When you’re working with these online services and their data sources, you’ll more than likely be doing so with a BI tool. And normally, the tool you’re working with will have a data connector for that specific source, which means you don’t need to formulate the individual API calls yourself. If it doesn’t have a connector then you’ve chosen the wrong tool which is a whole different story. So again, although it’s a good idea to have basic API knowledge in your tool belt, it’s not essential.
So, basic knowledge of APIs is a good idea but not essential. What is mandatory, in my eyes however, is knowing SQL for querying. Not necessarily how to build and administer databases, but how to select the data you need to work with, how to filter and pre-aggregate it and how to join different tables together into what are called ‘views’. You may be asking “but won’t the BI tool be able to do that for me as well?”. The answer to that is almost definitely yes. However, the problem is that you may need to do some work on the data before you connect it to your BI tool. Let’s say that the data you need to visualise is contained across several different tables in a database. These tables contain all historical data, let’s say millions of rows in each. But you only want to query data for a specific period of time. And you don’t need all of the dozens of fields (or columns) of every table. To just connect to all that data with your BI tool and then query that is really inefficient. It means that your BI tool is going to need to aggregate millions of rows across different tables for every query which will make your dashboards really slow to load.
And what if your BI tool doesn’t have a graphical interface that you can use to join the different tables together? You’ll need to know the SQL code to do that as well.
All this being said, BI tools are becoming more and more advanced in their capabilities and functionalities so there’s a good chance you’ll be able to do most of what I’ve talked about without knowing SQL. But what if you can’t?
Another benefit of knowing how to query data using SQL is that it helps you to understand how querying works in general. How queries are formulated to join and aggregate data.
If you’d like to learn basic SQL in 15 minutes, check out this video on my YouTube Channel (once you’ve finished the article, of course).
After you understand and are comfortable with data you’ll then need to know how to use BI tools. Or, more specifically, how to use one BI tool inside and out. And I mean how to do everything with it, become a full-on expert. Because once you have experience of pushing one BI tool to its limits, you’ll then probably be able to use any other BI tool to a fairly proficient degree within a very short space of time. This is because most of them function in a very similar way. And the reason for this is that there isn’t 100 different ways to query the same data. The result behind the data visualisations you’ll need to produce for your dashboards is identical so it stands to reason that the way to get to that result using different tools should be very similar.
Here’s a question: Have you ever used a pivot table? If you don’t know what that is then watch this video here. If you have then you pretty much know how to use a BI tool to query and visualise your data. Because most BI tools, at least the ones I’ve seen, basically have a pivot table engine at their core to query data.
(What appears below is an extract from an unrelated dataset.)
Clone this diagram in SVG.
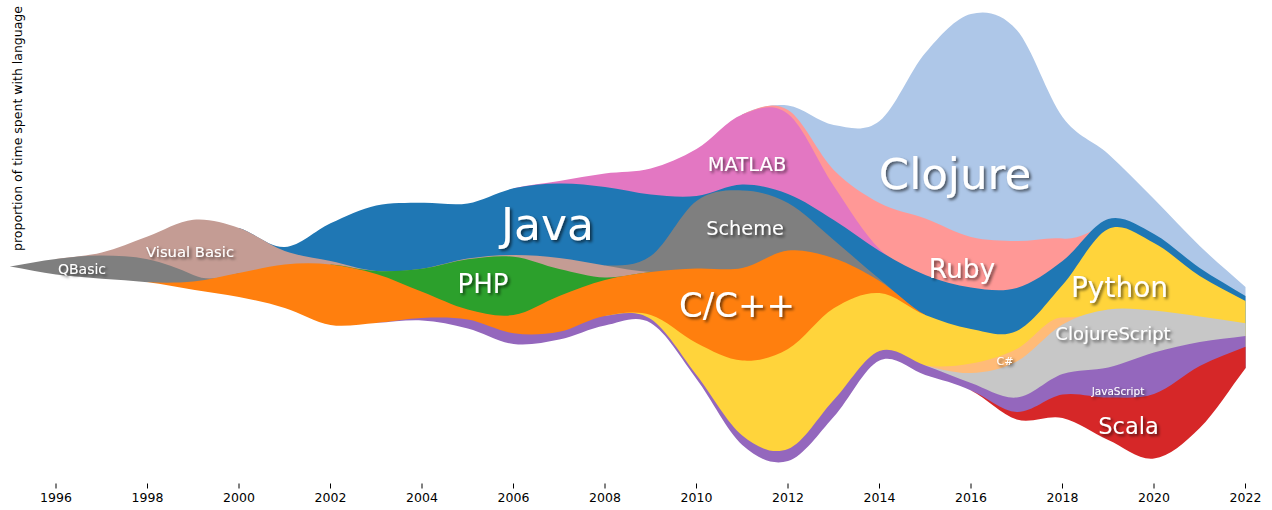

The way the tool’s interface presents the functionalities of the pivot table model will differ, the way things are named, how the elements of the query are placed into the pivot table etc. But it’s still a pivot table at its core.
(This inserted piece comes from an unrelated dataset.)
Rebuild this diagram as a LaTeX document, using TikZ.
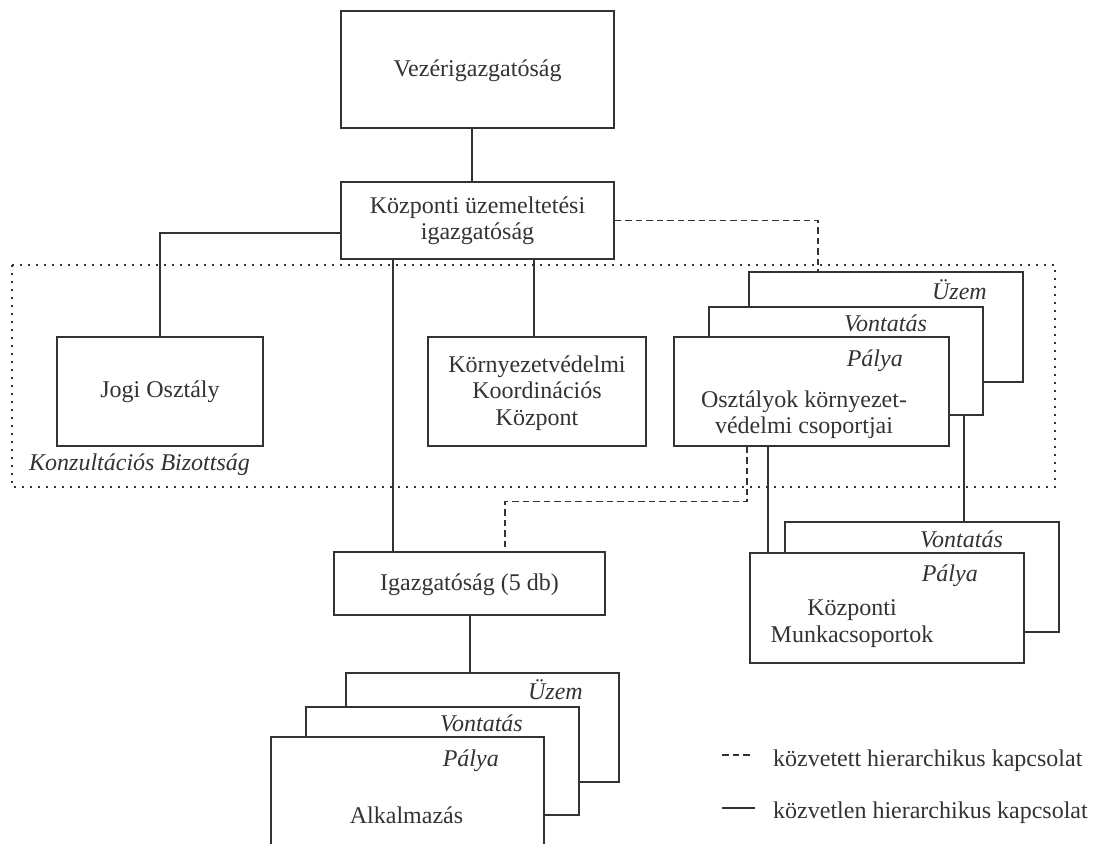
\documentclass[tikz,border=0pt]{standalone}
\usepackage{fontspec}
\setmainfont{Liberation Serif}
\definecolor{ink}{gray}{0.2}
\tikzset{
  box/.style={draw=ink, line width=1.4pt, fill=white, inner sep=0pt},
  lbl/.style={inner sep=0pt, text=ink, font=\fontsize{24}{26.5}\selectfont},
  tag/.style={inner sep=0pt, text=ink, font=\fontsize{24}{26.5}\selectfont\itshape, anchor=base east},
  link/.style={draw=ink, line width=1.4pt},
  viaLink/.style={link, dash pattern=on 6.5pt off 4pt},
  groupLine/.style={draw=ink, line width=1.2pt, dash pattern=on 2pt off 6pt}
}
\begin{document}
\begin{tikzpicture}[x=1pt,y=-1pt]
\clip (0,0) rectangle (1094,843);
\fill[white] (0,0) rectangle (1094,843);

% consultation group frame
\draw[groupLine] (12,265) rectangle (1055,487);

% main boxes
\node[box, minimum width=273pt, minimum height=117pt] (vez)  at (477.5,69.5) {};
\node[box, minimum width=273pt, minimum height=77pt]  (kozp) at (477.5,220.5) {};
\node[box, minimum width=206pt, minimum height=109pt] (jogi) at (160,391.5) {};
\node[box, minimum width=218pt, minimum height=109pt] (korny) at (537,391.5) {};
\node[box, minimum width=271pt, minimum height=63pt]  (igaz) at (469.5,583.5) {};

% department groups (stacked)
\node[box, minimum width=274pt, minimum height=110pt] (uzemA)  at (886,327) {};
\node[box, minimum width=274pt, minimum height=108pt] (vontA)  at (846,361) {};
\node[box, minimum width=275pt, minimum height=109pt] (palyaA) at (811.5,391.5) {};

% central working groups (stacked)
\node[box, minimum width=274pt, minimum height=110pt] (munkaB) at (922,577) {};
\node[box, minimum width=274pt, minimum height=110pt] (munkaA) at (887,608) {};

% application (stacked)
\node[box, minimum width=273pt, minimum height=109pt] (uzemC)  at (482.5,727.5) {};
\node[box, minimum width=273pt, minimum height=108pt] (vontC)  at (442.5,761) {};
\node[box, minimum width=273pt, minimum height=109pt] (palyaC) at (407.5,791.5) {};

% connectors
\draw[link] ([xshift=-5.5pt]vez.south) -- ([xshift=-5.5pt]kozp.north);
\draw[link] ([yshift=-12.5pt]kozp.west) -| (jogi.north);
\draw[link] ([xshift=-84.5pt]kozp.south) -- ([xshift=-84.5pt]kozp.south |- igaz.north);
\draw[link] ([xshift=-3pt]korny.north) -- ([xshift=-3pt]korny.north |- kozp.south);
\draw[viaLink] (kozp.east) -| ([xshift=-68pt]uzemA.north);
\draw[viaLink] ([xshift=-64.5pt]palyaA.south) -- ++(0,55) -| ([xshift=35.5pt]igaz.north);
\draw[link] ([xshift=-43.5pt]palyaA.south) -- ([xshift=-43.5pt]palyaA.south |- munkaA.north);
\draw[link] ([xshift=118pt]vontA.south) -- ([xshift=118pt]vontA.south |- munkaB.north);
\draw[link] ([xshift=0.5pt]igaz.south) -- ([xshift=0.5pt]igaz.south |- uzemC.north);

% texts (multi-line nodes sit on the baseline of their last line)
\node[lbl, anchor=base] (tVez) at (477.5,77) {Vezérigazgatóság};
\node[lbl, anchor=base, align=center] (tKozp) at (477.5,239.5) {Központi üzemeltetési\\igazgatóság};
\node[lbl, anchor=base] (tJogi) at (160,397) {Jogi Osztály};
\node[lbl, anchor=base, align=center] (tKorny) at (537,425) {Környezetvédelmi\\Koordinációs\\Központ};
\node[lbl, font=\fontsize{24}{26.5}\selectfont\itshape, anchor=base west] (tKonz) at (29,470) {Konzultációs Bizottság};
\node[lbl, anchor=base] (tIgaz) at (469.5,590) {Igazgatóság (5 db)};

\node[tag] (tUzemA)  at (987,299) {Üzem};
\node[tag] (tVontA)  at (927,331) {Vontatás};
\node[tag] (tPalyaA) at (903,366) {Pálya};
\node[lbl, anchor=base, align=center] (tOszt) at (804,433.5) {Osztályok környezet-\\védelmi csoportjai};

\node[tag] (tVontB)  at (1003,547) {Vontatás};
\node[tag] (tPalyaB) at (978,581) {Pálya};
\node[lbl, anchor=base, align=center] (tMunka) at (852,642) {Központi\\Munkacsoportok};

\node[tag] (tUzemC)  at (583,699) {Üzem};
\node[tag] (tVontC)  at (523,731) {Vontatás};
\node[tag] (tPalyaC) at (499,766) {Pálya};
\node[lbl, anchor=base] (tAlk) at (406.5,823) {Alkalmazás};

% legend
\coordinate (legDashA) at (722,755);
\coordinate (legDashB) at (752,755);
\coordinate (legLineA) at (722,808);
\coordinate (legLineB) at (755,808);
\draw[viaLink] (legDashA) -- (legDashB);
\draw[link] (legLineA) -- (legLineB);
\node[lbl, anchor=base west] (tLeg1) at (773,766) {közvetett hierarchikus kapcsolat};
\node[lbl, anchor=base west] (tLeg2) at (773,818) {közvetlen hierarchikus kapcsolat};
\end{tikzpicture}
\end{document}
Of course there’s more to a BI tool than visualising data by placing data fields into a pivot table. You’ll also need to know how apply manipulations to the results of queries and also create custom fields by writing formulas. Lots of BI tools have their own proprietary language for writing them that you’ll need to learn. Others will actually incorporate elements of SQL or something very similar (like Google’s Data Studio). So, another good reason to learn SQL.
Writing custom formulas is all part of the day to day of working in BI. Because a lot of the time you’ll be problem solving. Which is why I talked about pushing one BI tool to its limits. Because, once you have, you’ll become familiar with the kinds of problems you’ll need to solve. And although the data is always different, the same kinds of problems always have a tendency to reappear. So by learning how to solve these problems using one tool you’ll be better equipped and know how to approach them when using a different one.
The next skill to have is to know how to effectively visualise data and build reports or dashboards.
There is far more that goes into a dashboard than just trying to make it look as pretty or as cool as possible. So much more. Data visualisation theory is something that’s important to have a solid grasp of and there are some really great books on the subject. If you’d like to learn more then I’d suggest a great place to start would be “The Visual Display of Quantitative Information” by Edward Tufte (affiliate link).
In terms of dashboard design there are certain rules that you should follow like making sure you tell a story and not overloading dashboards with too much information. I’m not going to go into much more detail than that because I’ve written another book dedicated to this subject. If you’d like to get your hands on a copy just get in touch via my email at the end of this book.
Here are some other things that might indicate whether you’d be suited to a career in Business Intelligence.
Passion For Data
I mentioned right at the beginning about how I got excited about getting my hands on new data. It’s worth repeating that if this doesn’t resonate with you then you should probably look at a different career choice.
Penchant For Problem Solving
Solving problems is what you’ll be doing a lot of if you pursue a career in Business Intelligence or Data Science. Rarely do projects that involve wrangling data from multiple different sources go as smoothly as planned.
The good thing, however, is that the longer you’ve been doing the job and the more projects you’ve worked on, the more you will anticipate these problems and plan ahead to deal with them. Not all of them, but at least some.
This ties in with data visualisation. It’s all well and good knowing the hard and fast rules of good dashboard design. But they will only get you so far. You’ll also need to have an artistic, creative side as well to take your dashboards to the next level and have clients coming back for more or recommending your work to others.